Les « pylônes-arbres » permettent de camoufler les antennes, comme on peut le voir du côté de la commune d’Orgeval, ou même près de l’hôtel Campanile de Villennes-sur-Seine. (DR)

« Un téléphone, quand vous le mettez à l’oreille, va être beaucoup plus émetteur et nocif qu’une antenne située à 100 mètres par exemple, a souligné Nicolas Hauswald, ingénieur télécom, présent pour l’occasion. Les champs électromagnétiques, on y est exposé au quotidien. D’ailleurs, l’un des plus forts émetteurs, c’est les plaques à induction par exemple ». Pas de quoi rassurer les plus réfractaires. « Ça veut bien dire qu’il y a une notion de danger », rétorque une participante.

Les « pylônes-arbres » comme solution ?

Outre les arguments sanitaires, les riverains s’inquiètent de la dépréciation de leurs biens immobiliers suite à l’arrivée de tels pylônes. « Je viens d’acheter une maison pour ma fille, et cette maison dévalue de 20 % si une antenne voit bien le jour sur le terrain voisin », s’est ému un Villennois. Autre point évoqué, la dégradation du paysage. « On parle de pylônes, très laids, partout. Peut-être que vous ne vous promenez pas, mais moi, je me promène », lance une habitante, avant qu’un de ses voisins lui emboîte le pas. « Si on habite à Villennes, c’est pour le cadre privilégié ! »
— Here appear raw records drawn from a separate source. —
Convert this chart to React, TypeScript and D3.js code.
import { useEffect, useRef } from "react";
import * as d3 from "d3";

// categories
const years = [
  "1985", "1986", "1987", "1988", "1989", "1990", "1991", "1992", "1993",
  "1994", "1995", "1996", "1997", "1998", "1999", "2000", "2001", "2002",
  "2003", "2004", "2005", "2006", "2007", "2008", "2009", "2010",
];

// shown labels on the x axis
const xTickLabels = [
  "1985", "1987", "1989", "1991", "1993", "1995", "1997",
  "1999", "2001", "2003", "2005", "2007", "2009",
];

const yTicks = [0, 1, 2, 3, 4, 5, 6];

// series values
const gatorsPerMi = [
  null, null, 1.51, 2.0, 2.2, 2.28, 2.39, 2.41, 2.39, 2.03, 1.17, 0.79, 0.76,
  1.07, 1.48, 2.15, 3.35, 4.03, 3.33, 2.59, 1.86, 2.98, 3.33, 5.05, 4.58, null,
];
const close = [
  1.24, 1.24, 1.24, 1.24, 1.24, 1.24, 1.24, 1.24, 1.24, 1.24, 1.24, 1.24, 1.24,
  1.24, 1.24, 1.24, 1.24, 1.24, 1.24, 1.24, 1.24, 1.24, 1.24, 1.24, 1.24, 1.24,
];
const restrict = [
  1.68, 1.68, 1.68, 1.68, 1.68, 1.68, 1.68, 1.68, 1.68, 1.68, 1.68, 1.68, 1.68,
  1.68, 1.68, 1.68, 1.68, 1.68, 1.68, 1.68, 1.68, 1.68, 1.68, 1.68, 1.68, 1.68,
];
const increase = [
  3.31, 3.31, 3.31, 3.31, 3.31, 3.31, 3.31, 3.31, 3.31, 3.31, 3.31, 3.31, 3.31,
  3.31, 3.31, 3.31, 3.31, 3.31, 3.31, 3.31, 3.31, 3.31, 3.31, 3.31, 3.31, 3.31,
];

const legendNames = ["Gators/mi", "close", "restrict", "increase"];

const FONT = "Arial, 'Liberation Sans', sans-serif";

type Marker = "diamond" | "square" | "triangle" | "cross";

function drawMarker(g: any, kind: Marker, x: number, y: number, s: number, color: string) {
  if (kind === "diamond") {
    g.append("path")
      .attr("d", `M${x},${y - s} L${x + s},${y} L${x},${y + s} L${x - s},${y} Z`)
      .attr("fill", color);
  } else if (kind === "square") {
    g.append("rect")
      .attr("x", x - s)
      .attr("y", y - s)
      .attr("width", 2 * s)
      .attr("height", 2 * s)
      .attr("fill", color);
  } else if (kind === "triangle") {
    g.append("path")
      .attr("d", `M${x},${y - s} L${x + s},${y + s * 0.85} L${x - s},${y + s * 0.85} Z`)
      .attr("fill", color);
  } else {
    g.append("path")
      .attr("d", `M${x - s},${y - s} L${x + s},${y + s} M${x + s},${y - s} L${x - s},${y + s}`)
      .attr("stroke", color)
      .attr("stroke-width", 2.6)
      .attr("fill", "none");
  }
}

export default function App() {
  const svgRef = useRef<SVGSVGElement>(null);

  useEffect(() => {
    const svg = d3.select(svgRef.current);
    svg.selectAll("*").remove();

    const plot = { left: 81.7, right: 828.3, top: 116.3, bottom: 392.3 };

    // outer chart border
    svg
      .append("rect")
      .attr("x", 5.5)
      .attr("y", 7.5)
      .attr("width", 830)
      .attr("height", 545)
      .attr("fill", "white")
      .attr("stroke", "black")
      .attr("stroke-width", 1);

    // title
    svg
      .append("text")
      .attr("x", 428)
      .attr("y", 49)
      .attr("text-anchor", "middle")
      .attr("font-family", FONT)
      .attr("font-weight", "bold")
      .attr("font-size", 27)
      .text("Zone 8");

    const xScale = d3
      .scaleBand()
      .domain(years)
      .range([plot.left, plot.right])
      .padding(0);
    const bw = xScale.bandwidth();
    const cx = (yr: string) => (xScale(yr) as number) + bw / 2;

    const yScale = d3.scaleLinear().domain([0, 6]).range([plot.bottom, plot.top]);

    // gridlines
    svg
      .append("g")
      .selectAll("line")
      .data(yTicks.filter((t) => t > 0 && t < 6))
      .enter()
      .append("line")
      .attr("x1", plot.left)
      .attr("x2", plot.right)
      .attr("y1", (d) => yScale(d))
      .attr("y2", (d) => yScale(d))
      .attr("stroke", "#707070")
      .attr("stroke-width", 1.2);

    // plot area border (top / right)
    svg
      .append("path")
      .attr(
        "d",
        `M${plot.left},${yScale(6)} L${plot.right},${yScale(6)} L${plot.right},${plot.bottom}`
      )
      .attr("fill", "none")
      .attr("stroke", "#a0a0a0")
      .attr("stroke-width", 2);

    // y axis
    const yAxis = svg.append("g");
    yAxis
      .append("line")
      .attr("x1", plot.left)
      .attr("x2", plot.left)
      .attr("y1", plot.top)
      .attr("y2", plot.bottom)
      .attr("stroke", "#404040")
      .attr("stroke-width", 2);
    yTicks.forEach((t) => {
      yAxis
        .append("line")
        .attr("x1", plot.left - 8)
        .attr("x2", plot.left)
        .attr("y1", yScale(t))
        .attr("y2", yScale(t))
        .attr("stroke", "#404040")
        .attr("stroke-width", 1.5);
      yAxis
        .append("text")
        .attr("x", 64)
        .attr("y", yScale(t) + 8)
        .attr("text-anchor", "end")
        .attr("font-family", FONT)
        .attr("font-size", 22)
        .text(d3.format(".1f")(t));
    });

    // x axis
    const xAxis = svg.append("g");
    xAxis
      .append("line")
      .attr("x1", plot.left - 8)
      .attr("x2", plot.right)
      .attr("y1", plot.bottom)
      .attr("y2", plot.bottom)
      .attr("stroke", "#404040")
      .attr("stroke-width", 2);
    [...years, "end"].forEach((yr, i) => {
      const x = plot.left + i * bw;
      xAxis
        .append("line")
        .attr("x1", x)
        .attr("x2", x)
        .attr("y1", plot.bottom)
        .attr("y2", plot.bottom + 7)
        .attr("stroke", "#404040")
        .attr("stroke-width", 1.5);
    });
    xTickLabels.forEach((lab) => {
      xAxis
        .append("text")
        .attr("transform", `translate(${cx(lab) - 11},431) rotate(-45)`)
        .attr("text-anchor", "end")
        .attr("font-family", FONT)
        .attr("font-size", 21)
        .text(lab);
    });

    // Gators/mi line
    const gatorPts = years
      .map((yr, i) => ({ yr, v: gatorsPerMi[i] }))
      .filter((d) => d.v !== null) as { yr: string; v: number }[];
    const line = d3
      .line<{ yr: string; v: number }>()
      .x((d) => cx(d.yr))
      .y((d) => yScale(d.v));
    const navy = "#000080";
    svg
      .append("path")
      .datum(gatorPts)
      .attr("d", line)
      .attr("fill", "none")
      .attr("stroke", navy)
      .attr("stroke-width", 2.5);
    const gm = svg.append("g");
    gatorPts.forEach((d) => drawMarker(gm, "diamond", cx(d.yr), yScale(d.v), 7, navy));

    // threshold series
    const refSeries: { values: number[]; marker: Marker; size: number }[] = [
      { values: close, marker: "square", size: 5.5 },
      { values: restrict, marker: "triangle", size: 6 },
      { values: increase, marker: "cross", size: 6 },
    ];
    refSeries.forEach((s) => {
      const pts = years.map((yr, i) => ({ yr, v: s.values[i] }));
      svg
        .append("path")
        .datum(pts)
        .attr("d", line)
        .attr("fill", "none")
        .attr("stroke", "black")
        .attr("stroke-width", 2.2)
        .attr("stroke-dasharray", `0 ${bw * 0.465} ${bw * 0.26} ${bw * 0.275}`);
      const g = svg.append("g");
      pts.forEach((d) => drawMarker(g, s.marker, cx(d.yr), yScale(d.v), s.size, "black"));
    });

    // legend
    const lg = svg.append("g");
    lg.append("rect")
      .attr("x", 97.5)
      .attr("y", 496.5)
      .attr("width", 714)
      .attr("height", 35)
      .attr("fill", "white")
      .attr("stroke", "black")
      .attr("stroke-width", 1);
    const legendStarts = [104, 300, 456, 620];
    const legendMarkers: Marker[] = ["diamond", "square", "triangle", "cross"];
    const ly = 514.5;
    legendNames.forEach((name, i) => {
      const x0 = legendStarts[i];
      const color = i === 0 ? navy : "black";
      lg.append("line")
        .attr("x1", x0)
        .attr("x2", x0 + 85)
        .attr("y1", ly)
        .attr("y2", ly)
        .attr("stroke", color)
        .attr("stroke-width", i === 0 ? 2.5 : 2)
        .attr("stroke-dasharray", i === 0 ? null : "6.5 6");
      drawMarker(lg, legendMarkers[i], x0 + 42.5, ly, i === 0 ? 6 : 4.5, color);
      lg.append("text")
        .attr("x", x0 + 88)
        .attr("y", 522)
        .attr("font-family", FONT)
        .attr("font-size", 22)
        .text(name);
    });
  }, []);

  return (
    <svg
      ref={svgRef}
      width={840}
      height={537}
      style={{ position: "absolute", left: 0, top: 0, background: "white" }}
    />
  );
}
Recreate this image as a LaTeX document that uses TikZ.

Une solution avait été trouvée après des années de procédure, au sujet de l’implantation controversée, déjà, d’une antenne au niveau de l’hôtel Campanile de la commune : c’est un « pylône-arbre » qui a été érigé, permettant à la structure de télécommunication de s’intégrer harmonieusement au paysage. Composé d’un faux tronc et de fausses branches pour imiter l’aspect d’un arbre réel, il diminue l’impact visuel, comme on peut l’observer du côté d’Orgeval. Cependant, il y a un hic : les opérateurs sont généralement réfractaires à choisir ces « pylônes-arbres » en raison de leur coût élevé, de leur conception plus complexe et, parfois, de leur efficacité plus limitée.

Peu convaincu par la position de la Mairie, le collectif « Non-antennes 78670 » assure vouloir intensifier son combat contre leur implantation, notamment avec de futures manifestations. Et l’histoire récente nous apprend que des mobilisations d’ampleur peuvent bien porter leur fruit. Prenons l’exemple de la commune de Vert. Lancé par Bouygues Télécom en 2021, le projet d’une antenne 5G de 30 mètres devait voir le jour dans la commune. Mais c’était sans compter sur l’abnégation des riverains qui ont réussi à faire capoter le projet, en ce début d’année 2025.